No entanto, existe um limite máximo de captura diária (80 quilos no caso do berbigão e 20 quilos no caso das amêijoas), salienta Sérgio. Tal como nos outros produtos, também este mercado se rege pela lei da oferta e da procura. Presentemente, os mariscadores vendem à indústria depuradora a ameijoa -japónica a 8 euros/quilo, ameijoa -macha entre 8 e 9 euros/quilo, bergigão a 2 euros/quilo e enguia entre 17 a 20 euros/quilo. O preço é depois incrementado até chegar aos supermercados e restaurantes portugueses e espanhóis.
Faltam condições de trabalho e fiscalização
A lei determina que todos os bivalves capturados sejam encaminhados para a indústria depuradora, que é responsável por libertar o marisco de todas as toxinas e impurezas que contenha. No entanto, lamenta o presidente desta associação, há quem capture sem licença para mariscar e confeccione bivalves para si e os venda a terceiros sem os depurar.
É necessário reforçar a informação e a fiscalização sobre esta concorrência que não é legal e que oferece risco para a saúde pública, frisa Sérgio.
Não é apenas a concorrência desleal que afecta este negócio. As condições de trabalho, que “são hoje piores do que há 30 anos” também têm forte impacto. Por falta de uma lota no local, o marisco tem de ser entregue a empresas depuradoras que ficam a 20 ou 30 quilómetros de distância. E também as enguias têm de ser levadas até à lota de Peniche, a cerca de 50 quilómetros da Lagoa de Óbidos, repara o dirigente associativo.
“Há 30 anos, existiam casinhas onde os trabalhadores podiam guardar os seus materiais, hoje não têm nada. Nem onde trocar de roupa”, sublinha Sérgio. A associação já apresentou várias vezes um projecto que desenvolveu para o local, que contempla não só uma área destinada aos pescadores e mariscadores, aos seus materiais e embarcações, como uma zona dedicada aos turistas, com restaurante e cais para barcos de recreio. Projecto que a Agência Portuguesa para o Ambiente (APA) considerou “interessante”, mas que a mudança sucessiva de ministros não tem permitido avançar, contextualiza o presidente, que não desiste da ideia.
“Esta é uma tradição que mexe muito com a nossa economia. Por ano, e só contando com os dados oficiais, factura-se mais de um milhão de euros”, repara Sérgio, para quem agregar turismo seria uma mais-valia. O presidente da associação também alerta para a necessidade de uma intervenção urgente naquele ecossistema, que está ameaçado pelo assoreamento e proliferação de limos, que condicionam a apanha de bivalves.

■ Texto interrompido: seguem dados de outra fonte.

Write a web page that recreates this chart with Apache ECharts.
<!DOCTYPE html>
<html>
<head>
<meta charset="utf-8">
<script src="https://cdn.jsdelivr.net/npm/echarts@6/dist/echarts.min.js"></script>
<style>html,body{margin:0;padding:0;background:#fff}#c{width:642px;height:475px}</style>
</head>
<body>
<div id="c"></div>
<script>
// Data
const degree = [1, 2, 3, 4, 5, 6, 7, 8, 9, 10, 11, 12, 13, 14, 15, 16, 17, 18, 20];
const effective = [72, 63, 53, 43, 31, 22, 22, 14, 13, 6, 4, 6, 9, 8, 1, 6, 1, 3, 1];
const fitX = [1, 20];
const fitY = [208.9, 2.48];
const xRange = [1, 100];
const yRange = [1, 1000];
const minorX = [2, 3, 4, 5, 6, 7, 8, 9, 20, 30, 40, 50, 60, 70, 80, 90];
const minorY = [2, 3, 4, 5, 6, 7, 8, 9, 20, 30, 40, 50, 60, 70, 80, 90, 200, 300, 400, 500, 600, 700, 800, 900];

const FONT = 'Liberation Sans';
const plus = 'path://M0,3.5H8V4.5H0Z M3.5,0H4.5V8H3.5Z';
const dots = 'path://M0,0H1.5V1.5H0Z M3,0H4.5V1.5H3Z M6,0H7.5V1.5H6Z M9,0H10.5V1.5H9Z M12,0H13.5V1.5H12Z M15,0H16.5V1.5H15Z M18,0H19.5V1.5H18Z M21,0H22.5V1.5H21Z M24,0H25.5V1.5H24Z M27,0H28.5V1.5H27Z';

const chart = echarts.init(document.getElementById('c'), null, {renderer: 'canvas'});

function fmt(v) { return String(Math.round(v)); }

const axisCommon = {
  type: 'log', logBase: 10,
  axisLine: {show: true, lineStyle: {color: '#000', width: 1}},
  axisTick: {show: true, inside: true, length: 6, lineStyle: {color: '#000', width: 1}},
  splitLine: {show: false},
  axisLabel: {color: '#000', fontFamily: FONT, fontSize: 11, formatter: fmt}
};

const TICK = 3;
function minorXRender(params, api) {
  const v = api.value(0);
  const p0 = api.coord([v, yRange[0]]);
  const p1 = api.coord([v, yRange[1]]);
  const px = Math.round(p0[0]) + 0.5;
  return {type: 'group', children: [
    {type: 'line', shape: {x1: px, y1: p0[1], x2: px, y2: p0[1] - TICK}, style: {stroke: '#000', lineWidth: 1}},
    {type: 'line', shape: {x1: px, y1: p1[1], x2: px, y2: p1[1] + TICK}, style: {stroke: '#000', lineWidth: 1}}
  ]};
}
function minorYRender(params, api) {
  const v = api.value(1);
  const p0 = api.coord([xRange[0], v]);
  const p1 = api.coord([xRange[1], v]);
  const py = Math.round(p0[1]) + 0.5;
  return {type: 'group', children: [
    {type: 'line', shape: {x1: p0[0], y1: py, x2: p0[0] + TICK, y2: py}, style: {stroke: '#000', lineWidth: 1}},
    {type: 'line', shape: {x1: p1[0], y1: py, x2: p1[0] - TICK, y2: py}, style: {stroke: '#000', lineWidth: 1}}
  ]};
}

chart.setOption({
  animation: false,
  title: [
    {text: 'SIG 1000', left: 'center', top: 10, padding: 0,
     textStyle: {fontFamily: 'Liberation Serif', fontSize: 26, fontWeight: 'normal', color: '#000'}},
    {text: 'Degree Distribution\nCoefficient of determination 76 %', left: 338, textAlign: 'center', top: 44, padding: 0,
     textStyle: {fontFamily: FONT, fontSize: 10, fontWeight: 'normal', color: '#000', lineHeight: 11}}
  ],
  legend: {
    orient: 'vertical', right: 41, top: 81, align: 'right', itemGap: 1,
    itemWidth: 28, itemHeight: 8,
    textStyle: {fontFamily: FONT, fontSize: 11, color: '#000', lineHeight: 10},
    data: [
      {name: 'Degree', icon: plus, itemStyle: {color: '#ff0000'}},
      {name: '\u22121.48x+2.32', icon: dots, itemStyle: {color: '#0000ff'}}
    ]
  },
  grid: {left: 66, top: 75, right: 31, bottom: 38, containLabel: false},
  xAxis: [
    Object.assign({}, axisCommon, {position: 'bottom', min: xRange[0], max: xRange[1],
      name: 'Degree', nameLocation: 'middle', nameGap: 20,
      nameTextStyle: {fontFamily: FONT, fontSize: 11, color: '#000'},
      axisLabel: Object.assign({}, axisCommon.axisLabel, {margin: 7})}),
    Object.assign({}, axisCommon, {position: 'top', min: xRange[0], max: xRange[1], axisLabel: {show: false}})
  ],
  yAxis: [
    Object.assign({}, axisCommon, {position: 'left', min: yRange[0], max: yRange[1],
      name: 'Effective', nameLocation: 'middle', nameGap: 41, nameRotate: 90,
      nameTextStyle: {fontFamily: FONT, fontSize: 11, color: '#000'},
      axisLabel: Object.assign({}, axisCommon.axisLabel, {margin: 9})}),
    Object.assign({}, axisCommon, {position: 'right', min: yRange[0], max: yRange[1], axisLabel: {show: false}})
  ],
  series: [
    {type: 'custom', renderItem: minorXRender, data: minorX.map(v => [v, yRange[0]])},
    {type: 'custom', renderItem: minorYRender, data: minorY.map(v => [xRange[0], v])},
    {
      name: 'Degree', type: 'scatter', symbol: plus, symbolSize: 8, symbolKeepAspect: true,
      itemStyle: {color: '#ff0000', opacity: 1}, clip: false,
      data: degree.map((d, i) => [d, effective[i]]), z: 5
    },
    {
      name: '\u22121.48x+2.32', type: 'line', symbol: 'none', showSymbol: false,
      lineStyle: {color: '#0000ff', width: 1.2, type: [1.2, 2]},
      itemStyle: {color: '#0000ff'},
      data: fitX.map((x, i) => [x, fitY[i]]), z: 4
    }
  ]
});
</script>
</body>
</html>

A preocupação do presidente, partilhada pelos mariscadores, está relacionada com “um enorme desenvolvimento de limos que tem vindo a acontecer nos últimos anos, cuja causa pode estar na oxigenação insuficiente da água, devido ao assoreamento de grande parte do corpo da lagoa”.
Do seu ponto de vista, a APA tem de trabalhar regularmente no desassoreamento, já que o vento e o mar deslocam constantemente areia para a lagoa. Deve ainda rebaixar uma das zonas de areia, o que levará ao aumento da área de captura do marisco.